▶ [Set task]:
Exactly as written, quote every line that follows, skipping the images.

▶ [Given information]:
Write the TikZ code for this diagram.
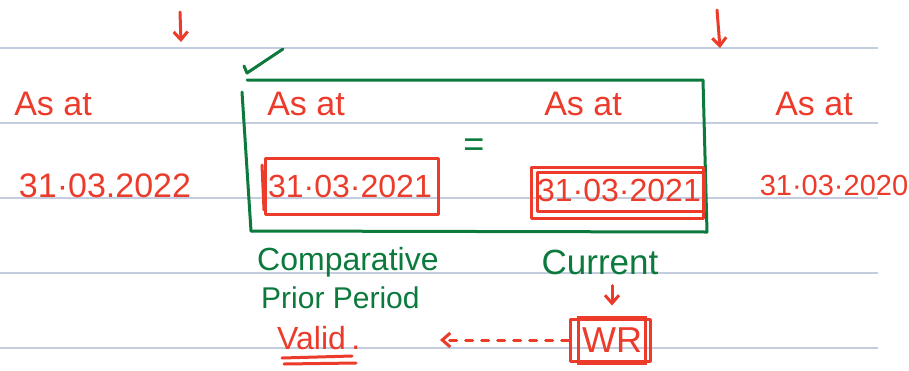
\documentclass[tikz,border=0pt]{standalone}
\usepackage{fontspec}
\setmainfont{Liberation Sans}
\usetikzlibrary{arrows.meta}
\definecolor{inkred}{HTML}{EC3B2A}
\definecolor{inkgreen}{HTML}{0B7A3C}
\definecolor{ruleblue}{HTML}{C3CDDF}
\newcommand{\fsz}[1]{\fontsize{#1}{#1}\selectfont}
\tikzset{
  redtxt/.style={text=inkred, inner sep=1pt, font=\fsz{34}},
  greentxt/.style={text=inkgreen, inner sep=1pt, font=\fsz{32}},
  redpen/.style={draw=inkred, line width=3pt, line cap=round, line join=round},
  greenpen/.style={draw=inkgreen, line width=3pt, line cap=round, line join=round},
  ruled/.style={draw=ruleblue, line width=1.3pt},
  penarrow/.style={-{Straight Barb[length=8pt,width=14pt]}},
}
\begin{document}
\begin{tikzpicture}[x=1pt,y=-1pt]
\useasboundingbox (0,0) rectangle (909,370);
\fill[white] (0,0) rectangle (909,370);
% ruled lines
\foreach \yy in {48,123,198,273,348} \draw[ruled] (0,\yy) -- (878,\yy);

% top arrows
\coordinate (a1s) at (180,12); \coordinate (a1e) at (181,42);
\coordinate (a2s) at (717,10); \coordinate (a2e) at (720,48);
\draw[redpen,penarrow] (a1s) -- (a1e);
\draw[redpen,penarrow] (a2s) -- (a2e);

% green check
\coordinate (ck0) at (244,66); \coordinate (ck1) at (247,73); \coordinate (ck2) at (283,49);
\draw[greenpen] (ck0) -- (ck1) -- (ck2);

% green frame
\coordinate (g1) at (247,80); \coordinate (g2) at (703,80);
\coordinate (g3) at (707,232); \coordinate (g4) at (251,231);
\coordinate (g5) at (242,92);
\draw[greenpen] (g1) -- (g2) -- (g3) -- (g4);
\draw[greenpen] (g5) -- (g4);

% texts row 1
\node[redtxt] (as1) at (53,104) {As at};
\node[redtxt] (as2) at (306,104) {As at};
\node[redtxt] (as3) at (583,104) {As at};
\node[redtxt] (as4) at (814,104) {As at};

% equals
\node[greentxt, font=\fsz{36}] (eq) at (474,148) {=};

% dates
\node[redtxt] (d1) at (105,186) {31·03.2022};
\node[redtxt, font=\fsz{32}] (d2) at (350,186) {31·03·2021};
\node[redtxt, font=\fsz{32}] (d3) at (619,190) {31·03·2021};
\node[redtxt, font=\fsz{29}] (d4) at (834,186) {31·03·2020};

% red boxes
\draw[redpen] (265,158) rectangle (438,214);
\draw[redpen] (262,165) -- (264,210);
\draw[redpen] (531,167) rectangle (703,218);
\draw[redpen] (537,172) rectangle (704,211);

% lower texts
\node[greentxt, anchor=west] (comp) at (256,262) {Comparative};
\node[greentxt, anchor=west, font=\fsz{30}] (prior) at (260,298) {Prior Period};
\node[greentxt, font=\fsz{35}] (cur) at (600,262) {Current};
\node[redtxt, anchor=west, font=\fsz{32}] (valid) at (276,338) {Valid\,.};
\draw[redpen] (282,358) -- (352,356);
\draw[redpen] (284,364) -- (356,363);

% WR
\node[redtxt, draw=inkred, line width=3pt, inner sep=4pt, minimum width=58pt, minimum height=46pt, font=\fsz{36}] (wr) at (612,340) {WR};
\draw[redpen] ([xshift=-6pt,yshift=-4pt]wr.north west) rectangle ([xshift=3pt,yshift=3pt]wr.south east);

% arrows
\draw[redpen,penarrow, shorten <=10pt, shorten >=10pt] (cur.south -| wr.north) -- (wr.north);
\coordinate (vend) at (440,340);
\draw[redpen, dash pattern=on 7pt off 9pt, -{Straight Barb[length=8pt,width=14pt]}] ([xshift=-8pt]wr.west) -- (vend);
\end{tikzpicture}
\end{document}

▶ [Solution to the problem]:
Write the TikZ code for this diagram.
\documentclass[tikz,border=0pt]{standalone}
\usepackage{fontspec}
\setmainfont{Liberation Sans}
\usetikzlibrary{arrows.meta}
\definecolor{inkred}{HTML}{EC3B2A}
\definecolor{inkgreen}{HTML}{0B7A3C}
\definecolor{ruleblue}{HTML}{C3CDDF}
\newcommand{\fsz}[1]{\fontsize{#1}{#1}\selectfont}
\tikzset{
  redtxt/.style={text=inkred, inner sep=1pt, font=\fsz{34}},
  greentxt/.style={text=inkgreen, inner sep=1pt, font=\fsz{32}},
  redpen/.style={draw=inkred, line width=3pt, line cap=round, line join=round},
  greenpen/.style={draw=inkgreen, line width=3pt, line cap=round, line join=round},
  ruled/.style={draw=ruleblue, line width=1.3pt},
  penarrow/.style={-{Straight Barb[length=8pt,width=14pt]}},
}
\begin{document}
\begin{tikzpicture}[x=1pt,y=-1pt]
\useasboundingbox (0,0) rectangle (909,370);
\fill[white] (0,0) rectangle (909,370);
% ruled lines
\foreach \yy in {48,123,198,273,348} \draw[ruled] (0,\yy) -- (878,\yy);

% top arrows
\coordinate (a1s) at (180,12); \coordinate (a1e) at (181,42);
\coordinate (a2s) at (717,10); \coordinate (a2e) at (720,48);
\draw[redpen,penarrow] (a1s) -- (a1e);
\draw[redpen,penarrow] (a2s) -- (a2e);

% green check
\coordinate (ck0) at (244,66); \coordinate (ck1) at (247,73); \coordinate (ck2) at (283,49);
\draw[greenpen] (ck0) -- (ck1) -- (ck2);

% green frame
\coordinate (g1) at (247,80); \coordinate (g2) at (703,80);
\coordinate (g3) at (707,232); \coordinate (g4) at (251,231);
\coordinate (g5) at (242,92);
\draw[greenpen] (g1) -- (g2) -- (g3) -- (g4);
\draw[greenpen] (g5) -- (g4);

% texts row 1
\node[redtxt] (as1) at (53,104) {As at};
\node[redtxt] (as2) at (306,104) {As at};
\node[redtxt] (as3) at (583,104) {As at};
\node[redtxt] (as4) at (814,104) {As at};

% equals
\node[greentxt, font=\fsz{36}] (eq) at (474,148) {=};

% dates
\node[redtxt] (d1) at (105,186) {31·03.2022};
\node[redtxt, font=\fsz{32}] (d2) at (350,186) {31·03·2021};
\node[redtxt, font=\fsz{32}] (d3) at (619,190) {31·03·2021};
\node[redtxt, font=\fsz{29}] (d4) at (834,186) {31·03·2020};

% red boxes
\draw[redpen] (265,158) rectangle (438,214);
\draw[redpen] (262,165) -- (264,210);
\draw[redpen] (531,167) rectangle (703,218);
\draw[redpen] (537,172) rectangle (704,211);

% lower texts
\node[greentxt, anchor=west] (comp) at (256,262) {Comparative};
\node[greentxt, anchor=west, font=\fsz{30}] (prior) at (260,298) {Prior Period};
\node[greentxt, font=\fsz{35}] (cur) at (600,262) {Current};
\node[redtxt, anchor=west, font=\fsz{32}] (valid) at (276,338) {Valid\,.};
\draw[redpen] (282,358) -- (352,356);
\draw[redpen] (284,364) -- (356,363);

% WR
\node[redtxt, draw=inkred, line width=3pt, inner sep=4pt, minimum width=58pt, minimum height=46pt, font=\fsz{36}] (wr) at (612,340) {WR};
\draw[redpen] ([xshift=-6pt,yshift=-4pt]wr.north west) rectangle ([xshift=3pt,yshift=3pt]wr.south east);

% arrows
\draw[redpen,penarrow, shorten <=10pt, shorten >=10pt] (cur.south -| wr.north) -- (wr.north);
\coordinate (vend) at (440,340);
\draw[redpen, dash pattern=on 7pt off 9pt, -{Straight Barb[length=8pt,width=14pt]}] ([xshift=-8pt]wr.west) -- (vend);
\end{tikzpicture}
\end{document}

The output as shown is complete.